Tom Dunne's Music & Me: Queens of the Irish scene remind me why I joined a band
Pillow Queens have produced one of the best Irish albums of the year.
I have been in a band all of my adult life. Actually longer, I’ve been in one for 72% of my life. All my major life events have been viewed through that lens: Weddings, funerals, births, big birthdays, illnesses, career moves. I’m not saying potential life partners have needed to meet the band’s approval, but they all like the current Mrs Dunne.
At times I feel I am in The Magnificent Seven. One minute I am with my family. It is an ordinary domestic day. But then a car pulls up outside. I put on a jacket I haven’t worn since the Pillow Queens were in school and leave. "Daddy has to go," I say cryptically, "don’t wait up."
Hours later I could be anywhere in Ireland: Newmarket, Nenagh, Culdaff, you name it. I’m not ‘daddy’ here, I’m the ‘singer’ and a heaving sweaty mass of people are singing our songs. Hands are touching hands, reaching out, touching me, touching you! Well, they were before March.
It’s hard to come down after a night in Nenagh. Hard to slip back into civilian life after those highs. You can seem distant, remote. Your family are trying to talk to you but all you can think of is the back stage catering. "Did you ever see so many ham sandwiches?” you say suddenly and laugh. But no one is listening.
I was reminded of all this, the secret life we ‘band of brothers’ share when talking to the aforementioned Pillow Queens’ Sarah Corcoran (vocals, guitar, bass) this week. Their new album is a gem. It would be easy to say ‘Pixies-inspired,’ and they do profess to loving the Pixies, but it wouldn’t be fair. Pillow Queens are uniquely themselves, a singular, passionate voice all of their own.
Sarah was telling me that when they started two of their number were musically a little less advanced than the others. They had all previously fronted bands, but, and I hope this won’t shock you, it is quite possible to front a band and not quiet know the difference between A sharp minor and Arthur Scargill.
Cynics, raised on The Voice or Shetland’s Got Talent would at this point say “just get in others who can play!” They would be missing the entire point of being in a band. It is the chemistry, the friendship, the shared musical ambition, the values, the unity in a common cause. It is all of you believing that this is the most important thing on earth.
So, in early Pillow Queens rehearsals, the two more advanced band members took time to tutor the others. It was, Sarah said, like being given homework! The result four years later is a band that fits together like a glove, whose chemistry leaps from the record and who have delivered one of the albums of the year.
I hope they enjoy the ride as I have. Having met my three in 1984, I am now bonded to them at the hip. We have experienced incredible highs and some lows together, but we do something together, something I think is great, that we can’t do apart or with other people. That in itself is pretty amazing.

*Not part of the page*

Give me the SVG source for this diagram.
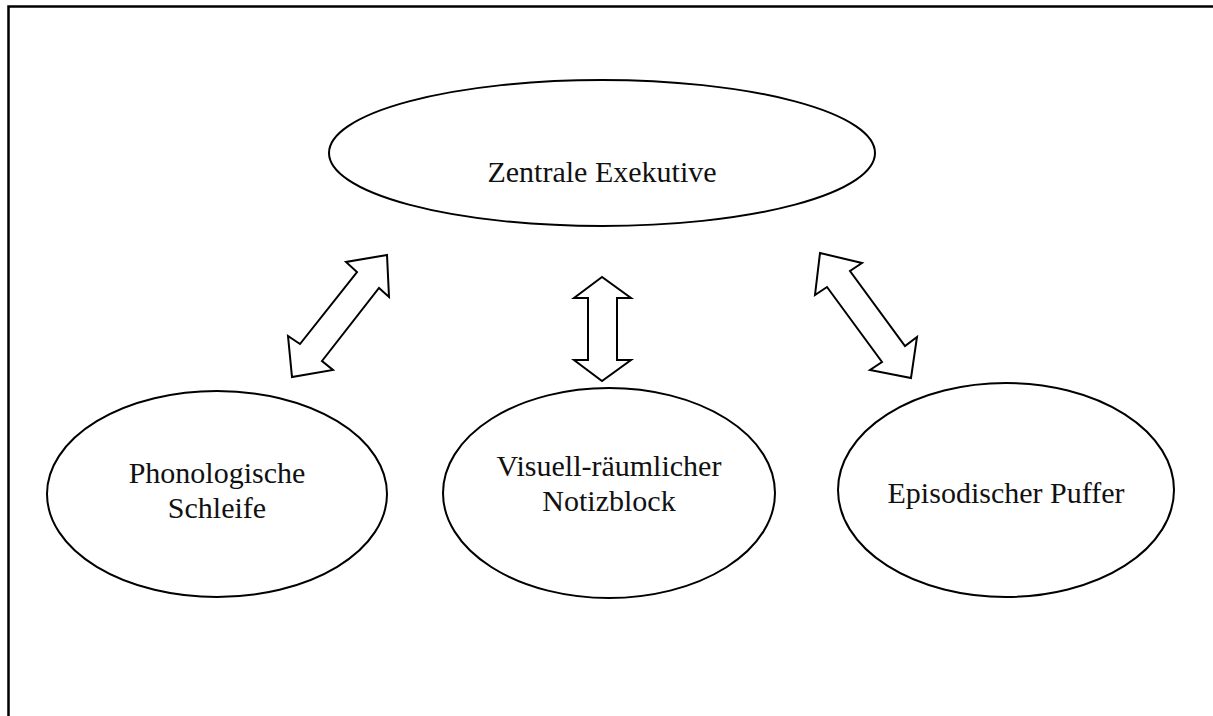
<svg xmlns="http://www.w3.org/2000/svg" width="1213" height="716" viewBox="0 0 1213 716">
<style>
.node ellipse{fill:#fff;stroke:#000;stroke-width:2}
.node text{font-family:"Liberation Serif","Times New Roman",serif;font-size:30px;fill:#111;text-anchor:middle}
.arrow{fill:#fff;stroke:#000;stroke-width:2;stroke-linejoin:miter}
</style>
<rect width="1213" height="716" fill="#fff"/>
<g id="frame"><path d="M8.5 716 V6.5 H1213" fill="none" stroke="#000" stroke-width="2.5"/></g>
<g id="connectors">
<polygon class="arrow" points="387,255 346,262 357,272 300,344 288,336 292,377 333,370 322,361 379,288 389,297"/>
<polygon class="arrow" points="602,277 574,298 588,298 588,360 574,360 602,381 631,360 617,360 617,298 631,298"/>
<polygon class="arrow" points="820,253 862,263 850,271 905,346 917,337 911,378 870,370 882,362 827,287 815,295"/>
</g>
<g id="zentrale" class="node"><ellipse cx="602" cy="153" rx="273" ry="73"/><text x="602" y="182">Zentrale Exekutive</text></g>
<g id="phon" class="node"><ellipse cx="217" cy="494" rx="170" ry="103"/><text x="217" y="483">Phonologische</text><text x="217" y="518">Schleife</text></g>
<g id="visuell" class="node"><ellipse cx="609" cy="493" rx="166" ry="105"/><text x="609" y="476">Visuell-räumlicher</text><text x="609" y="511">Notizblock</text></g>
<g id="episod" class="node"><ellipse cx="1006" cy="490" rx="168" ry="107"/><text x="1006" y="503">Episodischer Puffer</text></g>
</svg>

And there are odd bonuses. I can no longer count the times that TDs, business men, sports people, artists, comedians or listeners have, in the moment before the mic goes live, suddenly said to me, ‘I was in a band myself.’ At times it seems that more people have been in bands than haven’t.
I joined in ‘84 having left a previous band in ‘82. I met up with my then girlfriend afterwards. I felt different being back in a band. I felt freer. I wanted different clothes. I felt reconnected to my record collection. She said she could see it in me. The ‘old Tom’ is back she said.
But it can go wrong. A good friend, also a frontman, once described being painfully excluded from his own band.
“I’d formed that band because I wanted friends. The music was just part of that. But I walked in on them one day on tour and they all stopped laughing and talking. I realised, bitterly, that I wasn’t even a member of my own gang anymore.”
For that is life in a band. You could possibly pick better musicians but it wouldn’t be the same. You have to make it work with these people, and if you do, you are U2, REM or, beautifully, Pillow Queens.